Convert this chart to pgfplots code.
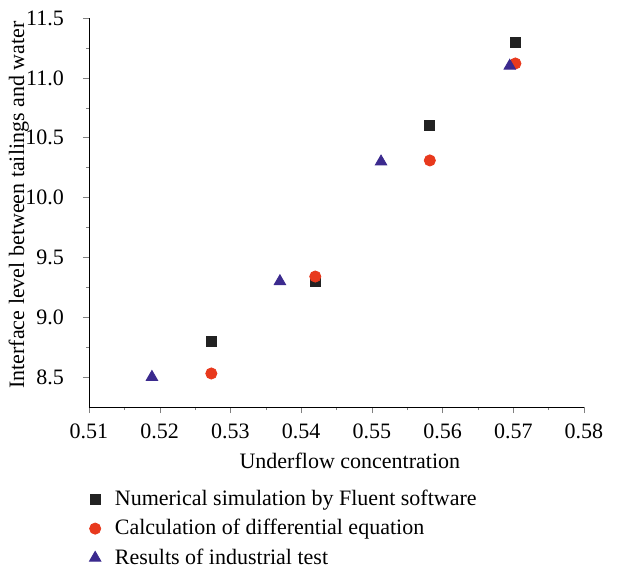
\documentclass[border=0pt]{standalone}
\usepackage{fontspec}
\setmainfont{Liberation Serif}
\usepackage{pgfplots}
\pgfplotsset{compat=1.18}

\definecolor{simblack}{HTML}{222222}
\definecolor{calcred}{HTML}{E8391D}
\definecolor{testblue}{HTML}{3B2A8E}

\begin{document}
\begin{tikzpicture}
\path[use as bounding box] (-44.5pt,-83pt) rectangle (271.5pt,203.5pt);
\begin{axis}[
    at={(0,0)}, anchor=south west,
    scale only axis,
    width=247.5pt, height=194.5pt,
    xmin=0.51, xmax=0.58,
    ymin=8.25, ymax=11.5,
    axis lines=left,
    axis line style={-, thin},
    tick align=outside,
    major tick length=3pt,
    minor tick length=1.6pt,
    xtick={0.51,0.52,...,0.58},
    ytick={8.5,9.0,...,11.5},
    minor tick num=1,
    font=\fontsize{11}{13}\selectfont,
    /pgf/number format/assume math mode=true,
    xticklabel style={yshift=-2pt, /pgf/number format/.cd, fixed, fixed zerofill, precision=2},
    yticklabel style={xshift=-6pt, /pgf/number format/.cd, fixed, fixed zerofill, precision=1},
    scaled x ticks=false,
    xlabel={Underflow concentration},
    ylabel={Interface level between tailings and water},
    xlabel style={at={(axis description cs:0.527,-0.139)}, anchor=center},
    ylabel style={at={(axis description cs:-0.142,0.519)}, anchor=center},
    legend style={at={(axis description cs:-0.012,-0.192)}, anchor=north west, draw=none,
        row sep=1.4pt, font=\fontsize{11}{13}\selectfont,
        /tikz/every odd column/.append style={column sep=5pt}},
    legend cell align=left,
]
\addplot[only marks, mark=square*, mark size=2.5pt, draw=simblack, fill=simblack]
  coordinates {(0.5273,8.80) (0.5420,9.30) (0.5582,10.60) (0.5703,11.30)};
\addlegendentry{Numerical simulation by Fluent software}
\addplot[only marks, mark=*, mark size=2.8pt, draw=calcred, fill=calcred]
  coordinates {(0.5273,8.53) (0.5420,9.34) (0.5582,10.31) (0.5703,11.12)};
\addlegendentry{Calculation of differential equation}
\addplot[only marks, mark=triangle*, mark size=3.3pt, draw=testblue, fill=testblue]
  coordinates {(0.5189,8.50) (0.5370,9.30) (0.5513,10.30) (0.5695,11.10)};
\addlegendentry{Results of industrial test}
\end{axis}
\end{tikzpicture}
\end{document}
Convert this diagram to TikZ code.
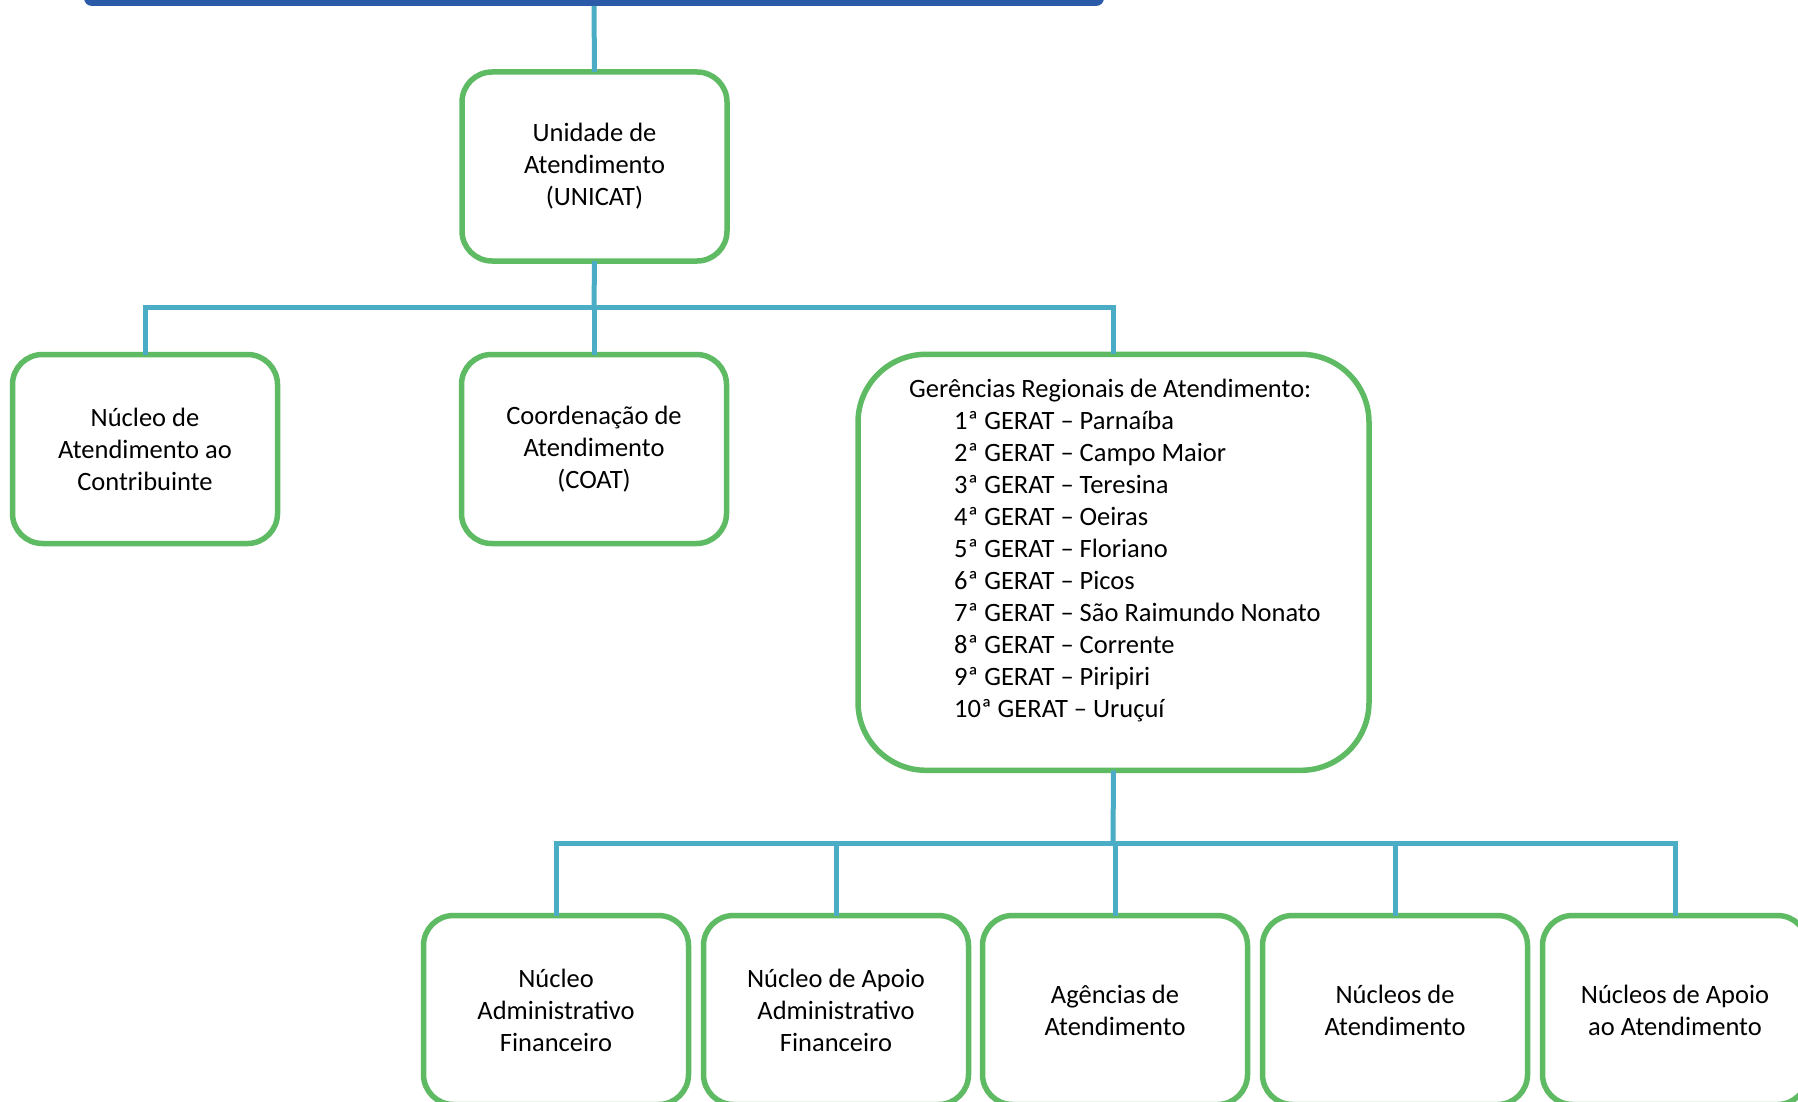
\documentclass[tikz,border=0pt]{standalone}
\usepackage{fontspec}
\setmainfont{Carlito}
\definecolor{boxgreen}{RGB}{95,187,99}
\definecolor{linkblue}{RGB}{75,172,198}
\definecolor{titleblue}{RGB}{43,91,168}
\begin{document}
\begin{tikzpicture}[x=1pt,y=-1pt,
  orgbox/.style={draw=boxgreen, line width=5.5pt, fill=white, rounded corners=30pt,
    minimum width=265pt, minimum height=189pt, inner sep=0pt, outer sep=0pt,
    align=center, font=\fontsize{26.5}{32}\selectfont},
  link/.style={draw=linkblue, line width=5pt}]
\useasboundingbox (0,0) rectangle (1798,1102);
\clip (0,0) rectangle (1798,1102);
% title bar (cut off at top)
\node[fill=titleblue, rounded corners=8pt, minimum width=1020pt, minimum height=66pt,
  inner sep=0pt, outer sep=0pt] (title) at (594,-27) {};
% boxes
\node[orgbox] (unicat) at (594.5,166.5) {Unidade de\\Atendimento\\(UNICAT)};
\node[orgbox] (nac) at (145,449) {Núcleo de\\Atendimento ao\\Contribuinte};
\node[orgbox] (coat) at (594,449) {Coordenação de\\Atendimento\\(COAT)};
\node[orgbox, rounded corners=68pt, minimum width=511pt, minimum height=416pt] (gerat) at (1113.5,562.3) {};
\node[align=left, inner sep=0pt, anchor=north west, font=\fontsize{26.5}{32}\selectfont] (gerattxt) at (909,379)
{Gerências Regionais de Atendimento:\\
\hspace*{45pt}1ª GERAT – Parnaíba\\
\hspace*{45pt}2ª GERAT – Campo Maior\\
\hspace*{45pt}3ª GERAT – Teresina\\
\hspace*{45pt}4ª GERAT – Oeiras\\
\hspace*{45pt}5ª GERAT – Floriano\\
\hspace*{45pt}6ª GERAT – Picos\\
\hspace*{45pt}7ª GERAT – São Raimundo Nonato\\
\hspace*{45pt}8ª GERAT – Corrente\\
\hspace*{45pt}9ª GERAT – Piripiri\\
\hspace*{45pt}10ª GERAT – Uruçuí};
\node[orgbox] (b1) at (556,1010) {Núcleo\\Administrativo\\Financeiro};
\node[orgbox] (b2) at (836,1010) {Núcleo de Apoio\\Administrativo\\Financeiro};
\node[orgbox] (b3) at (1115,1010) {Agências de\\Atendimento};
\node[orgbox] (b4) at (1395,1010) {Núcleos de\\Atendimento};
\node[orgbox] (b5) at (1675,1010) {Núcleos de Apoio\\ao Atendimento};
% connectors
\coordinate (j1) at (594,307);
\coordinate (j2) at (1113,843);
\draw[link] (title.south) -- (unicat.north);
\draw[link] (unicat.south) -- (j1);
\draw[link] (nac.north) -- (nac.north |- j1) -- (gerat.north |- j1) -- (gerat.north);
\draw[link] (coat.north) -- (coat.north |- j1);
\draw[link] (gerat.south) -- (j2);
\draw[link] (b1.north) -- (b1.north |- j2) -- (b5.north |- j2) -- (b5.north);
\draw[link] (b2.north) -- (b2.north |- j2);
\draw[link] (b3.north) -- (b3.north |- j2);
\draw[link] (b4.north) -- (b4.north |- j2);
\end{tikzpicture}
\end{document}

----

WHAT YOU SHOULD DO
Reproduce every record above exactly, omitting the pictures.

TASK ANSWER
Convert this chart to pgfplots code.
\documentclass[border=0pt]{standalone}
\usepackage{fontspec}
\setmainfont{Liberation Serif}
\usepackage{pgfplots}
\pgfplotsset{compat=1.18}

\definecolor{simblack}{HTML}{222222}
\definecolor{calcred}{HTML}{E8391D}
\definecolor{testblue}{HTML}{3B2A8E}

\begin{document}
\begin{tikzpicture}
\path[use as bounding box] (-44.5pt,-83pt) rectangle (271.5pt,203.5pt);
\begin{axis}[
    at={(0,0)}, anchor=south west,
    scale only axis,
    width=247.5pt, height=194.5pt,
    xmin=0.51, xmax=0.58,
    ymin=8.25, ymax=11.5,
    axis lines=left,
    axis line style={-, thin},
    tick align=outside,
    major tick length=3pt,
    minor tick length=1.6pt,
    xtick={0.51,0.52,...,0.58},
    ytick={8.5,9.0,...,11.5},
    minor tick num=1,
    font=\fontsize{11}{13}\selectfont,
    /pgf/number format/assume math mode=true,
    xticklabel style={yshift=-2pt, /pgf/number format/.cd, fixed, fixed zerofill, precision=2},
    yticklabel style={xshift=-6pt, /pgf/number format/.cd, fixed, fixed zerofill, precision=1},
    scaled x ticks=false,
    xlabel={Underflow concentration},
    ylabel={Interface level between tailings and water},
    xlabel style={at={(axis description cs:0.527,-0.139)}, anchor=center},
    ylabel style={at={(axis description cs:-0.142,0.519)}, anchor=center},
    legend style={at={(axis description cs:-0.012,-0.192)}, anchor=north west, draw=none,
        row sep=1.4pt, font=\fontsize{11}{13}\selectfont,
        /tikz/every odd column/.append style={column sep=5pt}},
    legend cell align=left,
]
\addplot[only marks, mark=square*, mark size=2.5pt, draw=simblack, fill=simblack]
  coordinates {(0.5273,8.80) (0.5420,9.30) (0.5582,10.60) (0.5703,11.30)};
\addlegendentry{Numerical simulation by Fluent software}
\addplot[only marks, mark=*, mark size=2.8pt, draw=calcred, fill=calcred]
  coordinates {(0.5273,8.53) (0.5420,9.34) (0.5582,10.31) (0.5703,11.12)};
\addlegendentry{Calculation of differential equation}
\addplot[only marks, mark=triangle*, mark size=3.3pt, draw=testblue, fill=testblue]
  coordinates {(0.5189,8.50) (0.5370,9.30) (0.5513,10.30) (0.5695,11.10)};
\addlegendentry{Results of industrial test}
\end{axis}
\end{tikzpicture}
\end{document}
Convert this diagram to TikZ code.
\documentclass[tikz,border=0pt]{standalone}
\usepackage{fontspec}
\setmainfont{Carlito}
\definecolor{boxgreen}{RGB}{95,187,99}
\definecolor{linkblue}{RGB}{75,172,198}
\definecolor{titleblue}{RGB}{43,91,168}
\begin{document}
\begin{tikzpicture}[x=1pt,y=-1pt,
  orgbox/.style={draw=boxgreen, line width=5.5pt, fill=white, rounded corners=30pt,
    minimum width=265pt, minimum height=189pt, inner sep=0pt, outer sep=0pt,
    align=center, font=\fontsize{26.5}{32}\selectfont},
  link/.style={draw=linkblue, line width=5pt}]
\useasboundingbox (0,0) rectangle (1798,1102);
\clip (0,0) rectangle (1798,1102);
% title bar (cut off at top)
\node[fill=titleblue, rounded corners=8pt, minimum width=1020pt, minimum height=66pt,
  inner sep=0pt, outer sep=0pt] (title) at (594,-27) {};
% boxes
\node[orgbox] (unicat) at (594.5,166.5) {Unidade de\\Atendimento\\(UNICAT)};
\node[orgbox] (nac) at (145,449) {Núcleo de\\Atendimento ao\\Contribuinte};
\node[orgbox] (coat) at (594,449) {Coordenação de\\Atendimento\\(COAT)};
\node[orgbox, rounded corners=68pt, minimum width=511pt, minimum height=416pt] (gerat) at (1113.5,562.3) {};
\node[align=left, inner sep=0pt, anchor=north west, font=\fontsize{26.5}{32}\selectfont] (gerattxt) at (909,379)
{Gerências Regionais de Atendimento:\\
\hspace*{45pt}1ª GERAT – Parnaíba\\
\hspace*{45pt}2ª GERAT – Campo Maior\\
\hspace*{45pt}3ª GERAT – Teresina\\
\hspace*{45pt}4ª GERAT – Oeiras\\
\hspace*{45pt}5ª GERAT – Floriano\\
\hspace*{45pt}6ª GERAT – Picos\\
\hspace*{45pt}7ª GERAT – São Raimundo Nonato\\
\hspace*{45pt}8ª GERAT – Corrente\\
\hspace*{45pt}9ª GERAT – Piripiri\\
\hspace*{45pt}10ª GERAT – Uruçuí};
\node[orgbox] (b1) at (556,1010) {Núcleo\\Administrativo\\Financeiro};
\node[orgbox] (b2) at (836,1010) {Núcleo de Apoio\\Administrativo\\Financeiro};
\node[orgbox] (b3) at (1115,1010) {Agências de\\Atendimento};
\node[orgbox] (b4) at (1395,1010) {Núcleos de\\Atendimento};
\node[orgbox] (b5) at (1675,1010) {Núcleos de Apoio\\ao Atendimento};
% connectors
\coordinate (j1) at (594,307);
\coordinate (j2) at (1113,843);
\draw[link] (title.south) -- (unicat.north);
\draw[link] (unicat.south) -- (j1);
\draw[link] (nac.north) -- (nac.north |- j1) -- (gerat.north |- j1) -- (gerat.north);
\draw[link] (coat.north) -- (coat.north |- j1);
\draw[link] (gerat.south) -- (j2);
\draw[link] (b1.north) -- (b1.north |- j2) -- (b5.north |- j2) -- (b5.north);
\draw[link] (b2.north) -- (b2.north |- j2);
\draw[link] (b3.north) -- (b3.north |- j2);
\draw[link] (b4.north) -- (b4.north |- j2);
\end{tikzpicture}
\end{document}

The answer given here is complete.